Among the millions of television viewers who saw "A Letter
From a Soldier" was I. H. Prinzmetal, the noted Hollywood
attorney. Prinzmetal saw Biff and instantly called Victor
Saville, the producer who was preparing "I, The Jury" and
was searching everywhere for an actor to play Mike Hammer.
He urged Saville to test Biff. Saville agreed and brought
Biff to Hollywood.
Biff was given 15 minutes in which to show the producer how
he would play Mike Hammer. He spent the entire night before
the test re-reading "I, The Jury" and other Spillane books.
By the time he appeared for the test, Biff was steeped in
the Spillane character. He played one brief scene with
Preston Foster -- and became Mike Hammer.
Biff's looks are deceiving.
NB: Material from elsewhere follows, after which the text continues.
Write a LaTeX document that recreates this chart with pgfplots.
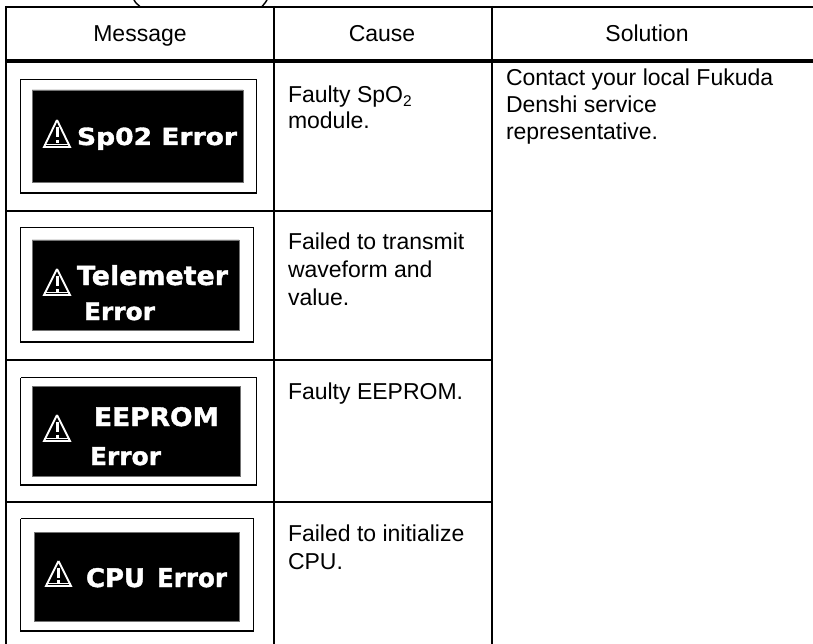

Sports writers in New England
recall that Biff's innocent appearances led his boxing
opponents to think he would be a pushover -- and they would
still be thinking that as they lay on the canvas from one of
Biff's rights. He has always been a fighter, his
mother says, remembering not too fondly how many patches she
had to put on him when he came home after a street battle.
The Elliot's (Biff and Betty) recently moved all their
furnishings to Hollywood where they have an apartment. Biff
says this is his home from now on. When not doing personal
appearances, picture and TV work, etc., he plays his daily
eighteen holes of golf.
Biff and Betty stayed in Los Angeles. Sadly, Betty passed
away in 1974 at the age of 45. Biff married his current
wife, Connie, in 1977. He continued to work in films and TV
and expanded his activities to include radio sports casting,
covering Los Angeles sports for CBS Radio Network. He
retired in 2001. He tries to keep track of the activities of
his 13 nieces and nephews and 23 great-nieces and nephews.
He enjoyed his two appearances at the 3-D Film Festivals at
the Egytian Theater in Hollywood, but basically just keeps
busy entertaining his wife and cat and many friends.